When you craft an item, you’ll also have the chance to improve them and unlock its common, rare, or legendary bonuses. You can use Essences — an in-game commodity that you can’t buy with real money — to try to improve the item again or to make it permanent (crafted items/recipes only last for a few days).
Preemptive strikes against jerks in the community
If you’ve played any MOBA before, you might have run into someone on your team who got mad at you for not playing your hero the way they want you to. Or they were angry that you stepped into the wrong lane. Whatever the reason, they somehow felt justified enough to barrage you with insults via chat. S2 Games wants to get rid of or at least decrease these instances by implementing some features that, on the surface, sound like a drastic improvement over what other MOBAs have done.
For instance, you can’t see anyone’s death statistics or kill-death ratios, information that some people use to pin the blame on their teammates if they’re losing. Except in the postgame lobby, you can’t chat with the opposing team. You can only use voice chat with people you grouped up with privately for matchmaking. And you no longer keep gold just for yourself — you share it with your team, a practice that encourages players to work together rather than compete for resources.
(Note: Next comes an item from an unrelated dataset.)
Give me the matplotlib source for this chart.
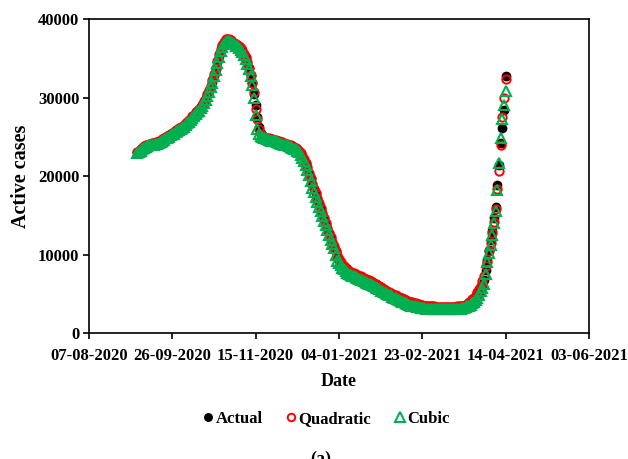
import datetime

import matplotlib
matplotlib.use("Agg")
import matplotlib.pyplot as plt
import matplotlib.dates as mdates
import numpy as np
import pandas as pd

plt.rcParams['font.family'] = ['Liberation Serif', 'DejaVu Serif']
plt.rcParams['font.weight'] = 'bold'

# Daily values, 05-09-2020 .. 14-04-2021
START_DATE = '2020-09-05'

actual = [
    23000, 23100, 23300, 23500, 23700, 23800, 23900, 24000, 24000, 24100,
    24100, 24200, 24200, 24300, 24400, 24600, 24700, 24900, 25000, 25100,
    25300, 25400, 25500, 25700, 25800, 26000, 26100, 26200, 26400, 26600,
    26800, 27000, 27200, 27500, 27700, 28000, 28200, 28400, 28700, 29000,
    29400, 29800, 30300, 30800, 31400, 32000, 32800, 33600, 34500, 35300,
    36000, 36500, 36900, 37200, 37300, 37300, 37200, 37000, 36900, 36700,
    36600, 36400, 36200, 35900, 35500, 35000, 34400, 33700, 32800, 31800,
    30500, 29000, 27500, 26200, 25500, 25200, 25000, 24900, 24800, 24700,
    24600, 24600, 24500, 24500, 24400, 24300, 24200, 24200, 24100, 24000,
    24000, 23900, 23800, 23700, 23600, 23500, 23300, 23100, 22800, 22500,
    22100, 21600, 21000, 20300, 19600, 19000, 18400, 17800, 17100, 16400,
    15800, 15200, 14600, 13900, 13300, 12700, 12100, 11500, 11000, 10500,
    9800, 9300, 8900, 8600, 8400, 8200, 8000, 7800, 7700, 7600,
    7500, 7400, 7300, 7200, 7100, 7000, 6900, 6800, 6700, 6600,
    6500, 6400, 6300, 6200, 6000, 5900, 5700, 5600, 5500, 5300,
    5200, 5100, 5000, 4900, 4800, 4700, 4600, 4500, 4400, 4300,
    4200, 4100, 4000, 3900, 3800, 3800, 3700, 3700, 3600, 3600,
    3500, 3500, 3400, 3400, 3400, 3300, 3300, 3300, 3300, 3200,
    3200, 3200, 3200, 3200, 3200, 3200, 3200, 3200, 3200, 3200,
    3200, 3200, 3300, 3300, 3300, 3400, 3400, 3500, 3600, 3700,
    3800, 4000, 4200, 4500, 4800, 5200, 5600, 6100, 6800, 8000,
    9300, 10600, 11800, 13000, 14600, 16000, 18800, 21400, 24200, 26100,
    28400, 32700,
]

quadratic = [
    23100, 23200, 23400, 23600, 23800, 23900, 24000, 24100, 24100, 24200,
    24200, 24300, 24300, 24400, 24500, 24700, 24800, 25000, 25100, 25200,
    25400, 25500, 25600, 25800, 25900, 26100, 26200, 26300, 26500, 26700,
    26900, 27100, 27300, 27600, 27800, 28100, 28300, 28500, 28800, 29100,
    29500, 29900, 30400, 30900, 31500, 32200, 33000, 33800, 34700, 35500,
    36200, 36700, 37100, 37400, 37500, 37400, 37300, 37100, 37000, 36800,
    36700, 36500, 36300, 36000, 35600, 35100, 34500, 33800, 32900, 31900,
    30700, 28500, 27200, 26000, 25400, 25200, 25000, 24900, 24800, 24800,
    24700, 24700, 24600, 24600, 24500, 24400, 24300, 24300, 24200, 24100,
    24100, 24000, 23900, 23800, 23700, 23600, 23400, 23200, 22900, 22600,
    22200, 21700, 21100, 20400, 19700, 19000, 18400, 17800, 17200, 16500,
    15900, 15300, 14700, 14000, 13400, 12800, 12200, 11600, 11100, 10400,
    9900, 9400, 9000, 8700, 8500, 8300, 8100, 7900, 7800, 7700,
    7600, 7500, 7400, 7300, 7200, 7100, 7000, 6900, 6800, 6700,
    6600, 6500, 6400, 6300, 6100, 6000, 5800, 5700, 5600, 5400,
    5300, 5200, 5100, 5000, 4900, 4800, 4700, 4600, 4500, 4400,
    4300, 4200, 4100, 4000, 3900, 3900, 3800, 3800, 3700, 3700,
    3600, 3600, 3500, 3500, 3500, 3400, 3400, 3400, 3400, 3300,
    3300, 3300, 3300, 3300, 3300, 3300, 3300, 3300, 3300, 3300,
    3300, 3300, 3400, 3400, 3400, 3500, 3500, 3600, 3700, 3900,
    4000, 4300, 4500, 4800, 5200, 5600, 6000, 6600, 7300, 8500,
    9000, 10400, 11500, 12700, 14200, 15800, 18300, 20700, 24000, 27500,
    30000, 32300,
]

cubic = [
    22900, 23000, 23200, 23400, 23600, 23700, 23800, 23900, 23900, 24000,
    24000, 24100, 24100, 24200, 24300, 24500, 24600, 24800, 24900, 25000,
    25200, 25300, 25400, 25600, 25700, 25900, 26000, 26100, 26300, 26500,
    26700, 26900, 27100, 27400, 27600, 27900, 28100, 28300, 28600, 28900,
    29300, 29700, 30200, 30700, 31300, 31900, 32700, 33500, 34400, 35200,
    35900, 36400, 36800, 37100, 37200, 37200, 37100, 36900, 36800, 36600,
    36500, 36300, 36100, 35800, 35400, 34900, 34300, 33600, 32700, 31600,
    30000, 27800, 26000, 25300, 25100, 25000, 24900, 24800, 24700, 24600,
    24500, 24500, 24400, 24400, 24300, 24200, 24100, 24100, 24000, 23900,
    23900, 23800, 23700, 23600, 23500, 23400, 23200, 23000, 22700, 22300,
    21900, 21400, 20800, 20100, 19300, 18500, 17900, 17300, 16700, 16000,
    15500, 14900, 14300, 13700, 13100, 12500, 11900, 11300, 10800, 10000,
    9200, 8900, 8600, 8300, 8100, 7900, 7700, 7500, 7400, 7300,
    7200, 7100, 7000, 6900, 6800, 6700, 6600, 6500, 6400, 6300,
    6200, 6100, 6000, 5900, 5700, 5600, 5400, 5300, 5200, 5100,
    5000, 4900, 4800, 4600, 4500, 4400, 4300, 4200, 4100, 4000,
    3900, 3800, 3700, 3600, 3500, 3500, 3400, 3400, 3300, 3300,
    3200, 3200, 3200, 3100, 3100, 3100, 3100, 3000, 3000, 3000,
    3000, 3000, 3000, 3000, 3000, 3000, 3000, 3000, 3000, 3000,
    3000, 3000, 3100, 3100, 3100, 3200, 3200, 3300, 3400, 3500,
    3600, 3800, 4000, 4200, 4500, 4900, 5300, 5700, 6300, 7500,
    9000, 10200, 11200, 12500, 14000, 15500, 18200, 21600, 24800, 27200,
    29000, 30800,
]

dates = pd.date_range(START_DATE, periods=len(actual), freq='D')

x_first = datetime.date(2020, 8, 7)
x_last = datetime.date(2021, 6, 3)
x_ticks = pd.date_range(x_first, x_last, freq='50D')
y_ticks = [0, 10000, 20000, 30000, 40000]

GREEN = '#00B050'
RED = '#FF0000'

fig = plt.figure(figsize=(6.28, 4.59), dpi=100)
ax = fig.add_axes([0.1417, 0.2745, 0.7963, 0.6841])

ax.plot(dates, actual, linestyle='none', marker='o', ms=6,
        color='black', label='Actual')
ax.plot(dates, quadratic, linestyle='none', marker='o', ms=6,
        mfc='none', mec=RED, mew=1.4, label='Quadratic')
ax.plot(dates, cubic, linestyle='none', marker='^', ms=7.5,
        mfc='none', mec=GREEN, mew=1.5, label='Cubic')

ax.set_xlim(x_first, x_last)
ax.set_ylim(0, 40000)
ax.set_xticks(x_ticks)
ax.xaxis.set_major_formatter(mdates.DateFormatter('%d-%m-%Y'))
ax.set_yticks(y_ticks)

for s in ax.spines.values():
    s.set_linewidth(1.2)
    s.set_color('black')
ax.tick_params(axis='both', direction='out', length=4, width=1.2,
               labelsize=12)
ax.tick_params(axis='x', pad=7)
ax.tick_params(axis='y', pad=3)

ax.set_xlabel('Date', fontsize=13, fontweight='bold', labelpad=6)
ax.set_ylabel('Active cases', fontsize=14.5, fontweight='bold', labelpad=5)

fig.legend(loc='center', bbox_to_anchor=(0.52, 0.087), ncol=3, frameon=False,
           prop={'size': 12, 'weight': 'bold'}, handlelength=0.6,
           handletextpad=0.15, columnspacing=1.4, markerscale=0.9)

fig.text(0.51, 1 - 451 / 459, '(a)', ha='center', va='top',
         fontsize=13, fontweight='bold')

fig.savefig('out.png', dpi=100)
Strife also has a Karma system in place for rating a player’s conduct: a positive vote if they were helpful and friendly or a negative one if they were just being a jerk. Cumulatively, these votes make up your Karma score. An algorithm searches for extreme outliers from the average and will dole out benefits or punishments. Those who repeatedly have a low score face the risk of receiving poor rewards at the end of a match (such as coal, which has no value whatsoever), being muted, or getting banned from playing for a period of time.
On the other hand, if your Karma score is high, you’ll have better luck at getting rare rewards. However, the score is never permanent: It’ll gradually improve or deteriorate from those extremes. And those who abuse the system and just score people negatively all the time will soon see that their Karma votes will suddenly weigh much less than everyone else’s.